Some organizations might assume that an LLM’s capabilities eliminate the need for skilled human labor. For example, let’s say the thinking is that an LLM can create a config file for an AWS-based setup based on a natural language prompt. The assumption may be that the developer providing the prompt might not need to understand the configurations in detail. However, this is far from the case. Individuals using LLM assistance need the expertise to verify the LLM’s output. Experts can use LLMs to execute simple tasks much faster. On the flip side, unskilled users can use LLMs to generate faulty code much faster. 👎
Platform teams should understand the risks of integrating LLMs into the IDP and decide what policies to establish accordingly. As an example, you want to ensure you build the right checks and balances into your platform setup before your LLM hallucinates a config file that deletes your production database.
Investing in domain-specific LLM prompt engineering or training
Software engineering organizations leveraging an LLM for their IDP might also consider training their own model. Or finetuning a pre-trained one to improve the LLM’s reliability for workflows more specific to the organization. This would have more significant costs associated with it, but it could also improve the usability and reliability of the LLM.
If LLMs are prevalent in an organization’s IDP, there might be a need for dedicated professionals to engineer prompts for users and facilitate further training of the model. Platform teams should treat prompts and training like any other type of feature development for the platform. Namely, they should follow a platform as a product approach to ensure that prompts and training ease developers’ most pressing pain points.
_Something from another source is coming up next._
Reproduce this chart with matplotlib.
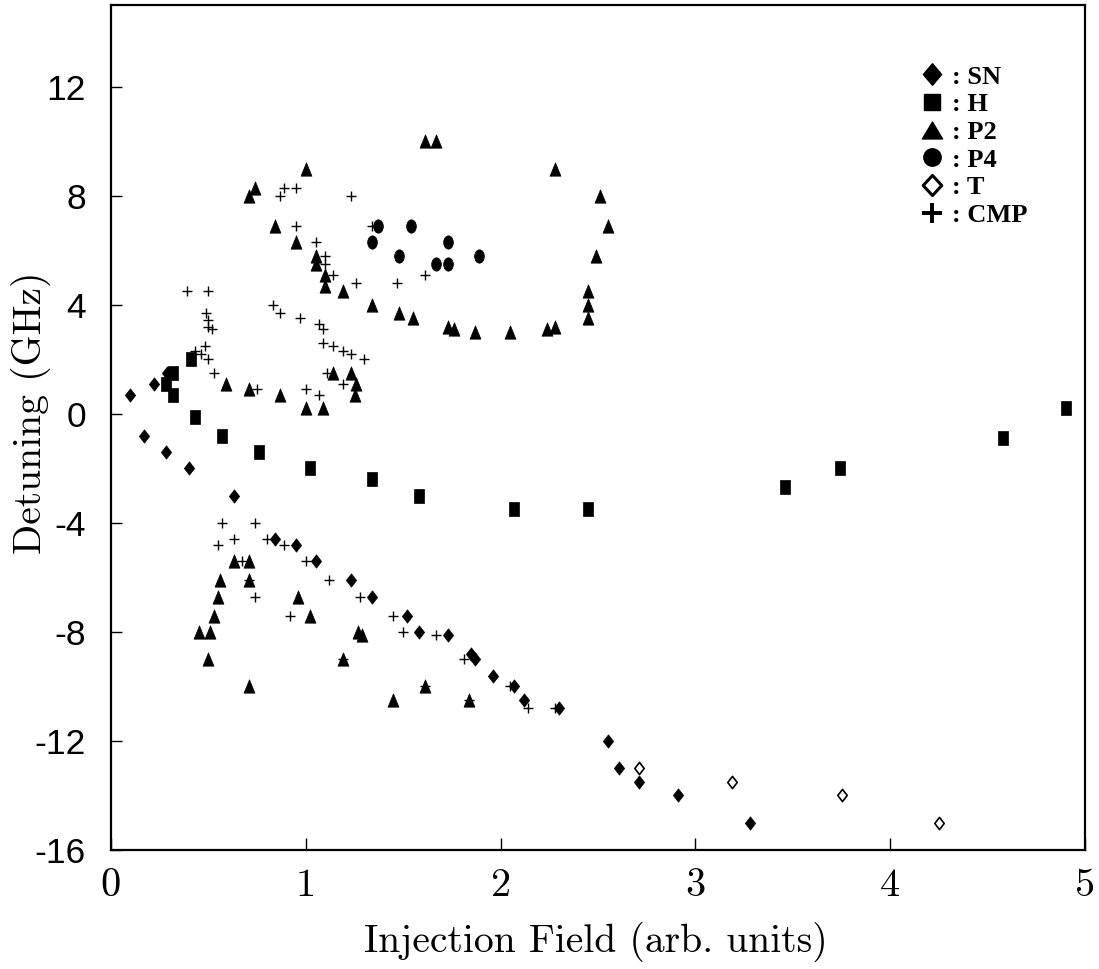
import matplotlib
matplotlib.use('Agg')
import matplotlib.pyplot as plt
from matplotlib.path import Path
from matplotlib.transforms import Affine2D
from matplotlib.lines import Line2D

plt.rcParams['axes.unicode_minus'] = False

# SN : filled diamonds
sn_x = [0.10, 0.17, 0.22, 0.29, 0.28, 0.40, 0.63, 0.84, 0.95, 1.05, 1.23, 1.34, 1.52, 1.58,
        1.73, 1.85, 1.87, 1.96, 2.07, 2.12, 2.30, 2.55, 2.61, 2.71, 2.91, 3.28]
sn_y = [0.7, -0.8, 1.1, 1.5, -1.4, -2.0, -3.0, -4.6, -4.8, -5.4, -6.1, -6.7, -7.4, -8.0,
        -8.1, -8.8, -9.0, -9.6, -10.0, -10.5, -10.8, -12.0, -13.0, -13.5, -14.0, -15.0]

# H : filled squares
h_x = [0.32, 0.28, 0.32, 0.41, 0.43, 0.57, 0.76, 1.02, 1.34, 1.58, 2.07, 2.45,
       3.46, 3.74, 4.58, 4.90]
h_y = [1.5, 1.1, 0.7, 2.0, -0.1, -0.8, -1.4, -2.0, -2.4, -3.0, -3.5, -3.5,
       -2.7, -2.0, -0.9, 0.2]

# P2 : filled triangles
p2_x = [1.00, 0.74, 0.71, 0.84, 0.95, 1.05, 1.05, 1.10, 1.10, 1.19, 1.34, 1.48,
        0.59, 0.71, 0.87, 1.00, 1.09, 1.14, 1.23, 1.26, 1.25,
        1.61, 1.67, 2.28, 2.51, 2.55, 2.49, 2.45, 2.45, 2.45, 2.28, 2.24, 2.05, 1.87,
        1.76, 1.73, 1.55,
        0.63, 0.71, 0.56, 0.71, 0.55, 0.96, 0.53, 1.02, 0.45, 0.51, 1.27, 1.29,
        0.50, 1.19, 0.71, 1.45, 1.61, 1.84]
p2_y = [9.0, 8.3, 8.0, 6.9, 6.3, 5.8, 5.5, 5.1, 4.7, 4.5, 4.0, 3.7,
        1.1, 0.9, 0.7, 0.2, 0.2, 1.5, 1.5, 1.1, 0.7,
        10.0, 10.0, 9.0, 8.0, 6.9, 5.8, 4.5, 4.0, 3.5, 3.2, 3.1, 3.0, 3.0,
        3.1, 3.2, 3.5,
        -5.4, -5.4, -6.1, -6.1, -6.7, -6.7, -7.4, -7.4, -8.0, -8.0, -8.0, -8.1,
        -9.0, -9.0, -10.0, -10.5, -10.0, -10.5]

# P4 : filled circles
p4_x = [1.37, 1.34, 1.48, 1.54, 1.73, 1.67, 1.73, 1.89]
p4_y = [6.9, 6.3, 5.8, 6.9, 6.3, 5.5, 5.5, 5.8]

# T : open diamonds
t_x = [2.71, 3.19, 3.75, 4.25]
t_y = [-13.0, -13.5, -14.0, -15.0]

# CMP : crosses
cmp_x = [0.87, 0.89, 0.95, 1.23, 0.95, 1.34, 1.05, 1.10, 1.10, 1.14, 1.26, 1.47, 1.61,
         0.39, 0.50, 0.49, 0.50, 0.50, 0.52, 0.48, 0.43, 0.46, 0.50, 0.53,
         0.83, 0.87, 0.97, 1.07, 1.09, 1.09, 1.14, 1.19, 1.23, 1.30, 1.11, 1.19,
         0.75, 1.00, 1.07,
         0.57, 0.74, 0.63, 0.55, 0.80, 0.89, 0.67, 1.00, 0.71, 1.12, 0.74, 1.28,
         0.92, 1.45, 1.50, 1.67, 1.81, 1.19, 1.61, 1.84, 2.05, 2.14, 2.28]
cmp_y = [8.0, 8.3, 8.3, 8.0, 6.9, 6.9, 6.3, 5.8, 5.5, 5.1, 4.8, 4.8, 5.1,
         4.5, 4.5, 3.7, 3.45, 3.2, 3.1, 2.5, 2.3, 2.2, 2.0, 1.5,
         4.0, 3.7, 3.5, 3.3, 3.1, 2.6, 2.5, 2.3, 2.2, 2.0, 1.5, 1.1,
         0.9, 0.9, 0.7,
         -4.0, -4.0, -4.6, -4.8, -4.6, -4.8, -5.4, -5.4, -6.1, -6.1, -6.7, -6.7,
         -7.4, -7.4, -8.0, -8.1, -9.0, -9.0, -10.0, -10.5, -10.0, -10.8, -10.8]

x_ticks = [0, 1, 2, 3, 4, 5]
y_ticks = [-16, -12, -8, -4, 0, 4, 8, 12]
legend_labels = [': SN', ': H', ': P2', ': P4', ': T', ': CMP']


def poly(verts):
    verts = list(verts) + [verts[0]]
    return Path(verts, closed=True)


# the markers in the plot area are taller than wide
diamond_tall = poly([(0, 1), (0.77, 0), (0, -1), (-0.77, 0)])
square_tall = poly([(-0.76, -1), (0.76, -1), (0.76, 1), (-0.76, 1)])
triangle_tall = poly([(0, 1), (0.82, -1), (-0.82, -1)])
circle_tall = Path.unit_circle().transformed(Affine2D().scale(0.73, 1))

fig = plt.figure(figsize=(10.99, 9.69), dpi=100)
ax = fig.add_axes([0.101, 0.1228, 0.8863, 0.872])

ax.plot(sn_x, sn_y, ls='none', marker=diamond_tall, ms=9.6, mfc='black', mec='black', mew=0.5)
ax.plot(h_x, h_y, ls='none', marker=square_tall, ms=10, mfc='black', mec='black', mew=0.5)
ax.plot(p2_x, p2_y, ls='none', marker=triangle_tall, ms=9.6, mfc='black', mec='black', mew=0.5)
ax.plot(p4_x, p4_y, ls='none', marker=circle_tall, ms=9.6, mfc='black', mec='black', mew=0.5)
ax.plot(t_x, t_y, ls='none', marker=diamond_tall, ms=8.8, mfc='white', mec='black', mew=1.2)
ax.plot(cmp_x, cmp_y, ls='none', marker='+', ms=7.5, mec='black', mew=1.0)

ax.set_xlim(0, 5)
ax.set_ylim(-16, 15)

ax.set_xticks(x_ticks)
ax.set_xticklabels([str(v) for v in x_ticks], fontfamily='cmr10', fontsize=29)
ax.set_yticks(y_ticks)
ax.set_yticklabels([str(v) for v in y_ticks], fontfamily='Liberation Sans', fontsize=25.5)
ax.tick_params(axis='x', direction='in', length=9, width=1, pad=13)
ax.tick_params(axis='y', direction='in', length=8, width=1, pad=18)
for s in ax.spines.values():
    s.set_linewidth(1.6)

ax.set_xlabel('Injection Field (arb. units)', fontfamily='cmr10', fontsize=28.5)
ax.set_ylabel('Detuning (GHz)', fontfamily='cmr10', fontsize=28.5)
ax.xaxis.set_label_coords(0.498, -0.085)
ax.yaxis.set_label_coords(-0.062, 0.518)

# legend markers are drawn with normal proportions
handles = [
    Line2D([], [], ls='none', marker=poly([(0, 1), (0.85, 0), (0, -1), (-0.85, 0)]), ms=15.5,
           mfc='black', mec='black'),
    Line2D([], [], ls='none', marker='s', ms=11.5, mfc='black', mec='black'),
    Line2D([], [], ls='none', marker=poly([(0, 0.84), (1, -0.84), (-1, -0.84)]), ms=14.5,
           mfc='black', mec='black'),
    Line2D([], [], ls='none', marker='o', ms=12.5, mfc='black', mec='black'),
    Line2D([], [], ls='none', marker=poly([(0, 1), (0.92, 0), (0, -1), (-0.92, 0)]), ms=14.5,
           mfc='white', mec='black', mew=2.2),
    Line2D([], [], ls='none', marker='+', ms=15, mec='black', mew=2.8),
]
ax.legend(handles, legend_labels, loc='upper left', bbox_to_anchor=(0.831, 0.929),
          frameon=False, handlelength=0.9, handletextpad=0.3, borderpad=0,
          borderaxespad=0, labelspacing=0.16,
          prop={'family': 'Liberation Serif', 'weight': 'bold', 'size': 19})

fig.savefig('out.png', dpi=100)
Do LLMs threaten job security?
A lot of folks are afraid that LLMs will eliminate their jobs. For now, the technology isn’t there yet. Human labor is still needed to verify LLMs’ output. Ideally, LLMs can continue eliminating boring and repetitive work without eliminating jobs.
LLM usage can, however, threaten the job security of professionals reluctant to embrace it. David Eastman argued that “Copilot is a tool, and works with or because of the developer’s ability to define small bits of functional code, use convention, and work within the context familiar in any Microsoft solution. What it is effectively doing is removing the step of opening a tab on Stack Overflow.” He suggested that junior developers would use LLMs like Copilot judiciously to gain an advantage over peers who are more resistant to change. If more platform teams integrate LLMs into their IDP, I expect that the gap between developers who can leverage LLMs and those who choose not to will grow. Thankfully, developers can choose how much they will invest to gain that competitive edge.
The same situation also applies to platform engineers. For platform engineers still focused on fielding ticket requests from developers or primarily engaged in repetitive work, LLMs can either present an opportunity to improve or the risk of falling behind the pack.
What’s clear is that early adopters of LLMs could quickly outpace everyone else in terms of quality and quantity of code output. This is true for every field of software engineering, and platform engineering is no exception.
Next-level platform engineering with LLMs
LLMs will change technology as we know it, and the best platform teams will learn how to leverage them to build the next generation of IDPs. As Ethan Mollick shared, “Use this thing. I think the only way out is through, and I have a theory that the only way you know if you’ve really started to get what this thing means is you have three sleepless nights… where you’re like, ‘Oh, my God. This is so exciting. This is so terrifying.’”
Ultimately, there’s no difference between LLMs and previous waves of technological innovation. They are a tool that multiplies the input in either direction: It can make your developers 10x more productive or your IDP 10x messier and less secure. Dive deep, embrace it, and come out victorious on the other end. See you there (maybe).